Scaled Experiments in Vision-Based Approach and Landing in High Sea States
Open Access
Author:
Nicholson, Duncan
Graduate Program:
Aerospace Engineering
Degree:
Master of Science
Document Type:
Master Thesis
Date of Defense:
April 13, 2022
Committee Members:
Jacob Willem Langelaan, Thesis Advisor/Co-Advisor Joseph Francis Horn, Committee Member Amy Pritchett, Program Head/Chair Eric Norman Johnson, Committee Member
Keywords:
Ship Deck Landing UAV UAS Fiducial Control Estimation Precision Landing shipboard sUAS
Abstract:
Landings on moving, rotating ship decks pose significant challenges to UAV operators. In this thesis, a vision-based autonomous deck landing system was developed and tested with scale models in a series of wave conditions. A single monocular smart camera was used for detection and 6DOF pose estimation of a recursive AprilTag marker array.
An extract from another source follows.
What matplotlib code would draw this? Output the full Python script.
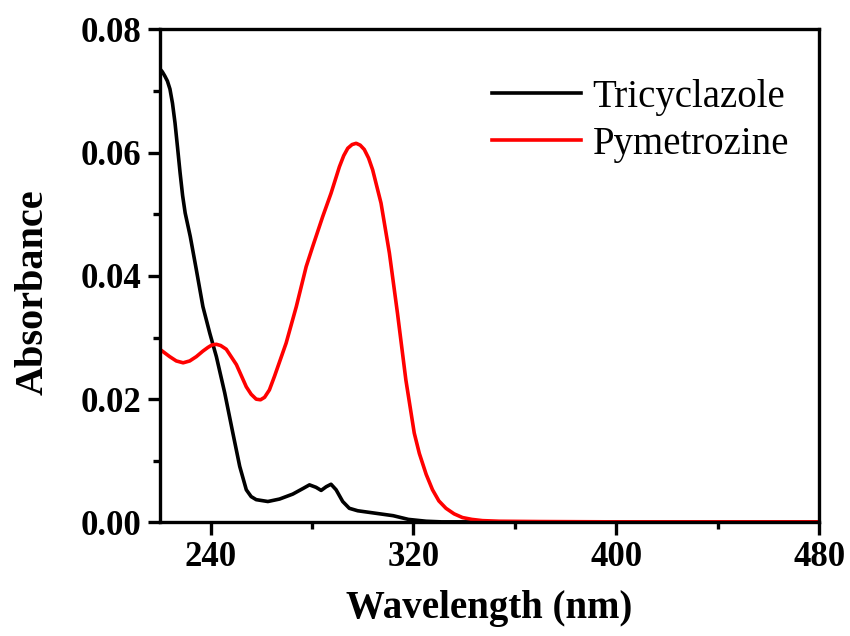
import matplotlib
matplotlib.use("Agg")
import matplotlib.pyplot as plt
from matplotlib.ticker import MultipleLocator

# Data
tri_wl = [220, 221, 222, 223, 224, 225, 226, 227, 228, 229, 230, 232, 234.4,
          237, 239.7, 242.3, 245.6, 248.8, 251.5, 254.1, 256, 258, 262.6,
          267.2, 272.4, 276.4, 279, 281.6, 283.6, 285.6, 287.5, 289.5, 292.1,
          294.7, 298, 305, 312, 318, 325, 331, 340, 360, 400, 440, 480]
tri_abs = [0.0736, 0.0731, 0.0724, 0.0716, 0.0703, 0.0680, 0.0648, 0.0608,
           0.0567, 0.0530, 0.0502, 0.0464, 0.0410, 0.0350, 0.0307, 0.0269,
           0.0210, 0.0145, 0.0091, 0.0053, 0.0042, 0.0037, 0.0034, 0.0038,
           0.0046, 0.0055, 0.0061, 0.0057, 0.0052, 0.0058, 0.0062, 0.0053,
           0.0034, 0.0023, 0.0019, 0.0015, 0.0011, 0.0005, 0.0002, 0.0001,
           0.0001, 0.0001, 0.0001, 0.0001, 0.0001]

pym_wl = [220, 223.9, 226.5, 229.2, 231.8, 234.4, 237, 239, 240.6, 242.3,
          244, 246.2, 250.2, 254.1, 256, 258, 259.7, 261.3, 263.2, 265.2,
          269.8, 273.8, 277.7, 280.3, 284.2, 287.5, 290.8, 292.5, 294.1,
          295.8, 297.4, 299, 300.6, 302.3, 303.9, 307.2, 310.5, 313.7, 317,
          320.3, 322.3, 325, 327.5, 330, 332.8, 336, 339.3, 343, 347.2, 353.8,
          370, 400, 440, 480]
pym_abs = [0.0281, 0.0269, 0.0262, 0.0259, 0.0262, 0.0269, 0.0278, 0.0284,
           0.0288, 0.0289, 0.0287, 0.0281, 0.0256, 0.0220, 0.0208, 0.0200,
           0.0199, 0.0203, 0.0215, 0.0237, 0.0291, 0.0350, 0.0415, 0.0448,
           0.0496, 0.0534, 0.0577, 0.0595, 0.0607, 0.0613, 0.0615, 0.0612,
           0.0605, 0.0591, 0.0572, 0.0518, 0.0437, 0.0339, 0.0231, 0.0145,
           0.0112, 0.0078, 0.0053, 0.0035, 0.0023, 0.0014, 0.0008, 0.0005,
           0.0003, 0.0002, 0.00015, 0.0001, 0.0001, 0.0001]

series_names = ["Tricyclazole", "Pymetrozine"]
x_ticks = [240, 320, 400, 480]
y_ticks = [0.00, 0.02, 0.04, 0.06, 0.08]

plt.rcParams['font.family'] = ['Liberation Serif', 'DejaVu Serif']

fig = plt.figure(figsize=(8.5, 6.36), dpi=100)
ax = fig.add_axes([0.188, 0.1785, 0.776, 0.7755])

ax.plot(tri_wl, tri_abs, color='black', lw=2.6, label=series_names[0],
        solid_joinstyle='round')
ax.plot(pym_wl, pym_abs, color='#ff0000', lw=2.6, label=series_names[1],
        solid_joinstyle='round')

ax.set_xlim(220, 480)
ax.set_ylim(0, 0.08)
ax.set_xticks(x_ticks)
ax.set_yticks(y_ticks)
ax.set_yticklabels([f"{v:.2f}" for v in y_ticks])
ax.xaxis.set_minor_locator(MultipleLocator(40))
ax.yaxis.set_minor_locator(MultipleLocator(0.01))

for s in ax.spines.values():
    s.set_linewidth(2.4)
ax.tick_params(which='major', direction='out', length=9, width=2.4,
               labelsize=25, pad=4)
ax.tick_params(which='minor', direction='out', length=5, width=2.4)
for lab in ax.get_xticklabels() + ax.get_yticklabels():
    lab.set_fontweight('bold')

ax.set_xlabel("Wavelength (nm)", fontsize=28, fontweight='bold', labelpad=12)
ax.set_ylabel("Absorbance", fontsize=29, fontweight='bold')
ax.yaxis.set_label_coords(-0.164, 0.467)

leg = ax.legend(loc='upper left', bbox_to_anchor=(0.503, 0.90), frameon=False,
                fontsize=28, handlelength=2.3, handletextpad=0.3,
                borderpad=0, borderaxespad=0, labelspacing=0.27)
for l in leg.get_lines():
    l.set_linewidth(2.6)

fig.savefig("out.png", dpi=100)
The fiducial marker array was detected and localized at 48 Hz from distances up to 5 m. The scalable fiducial marker system and wide field of view camera used were found to improve deck observability and the quality of deck state estimates over a wider range of distances compared to non-scalable visual aids.
Fusion of vision and inertial sensor data was performed using an Unscented Kalman Filter for relative deck state estimation. Tau trajectories were generated and followed using an explicit model following controller created from identified vehicle dynamic models. Performance of the vision system and estimator was measured using two separate motion capture systems for ground truth in hovering and landing flight tests. Fifteen successful autonomous landings were performed on the model ship deck in scaled sea states as high as six.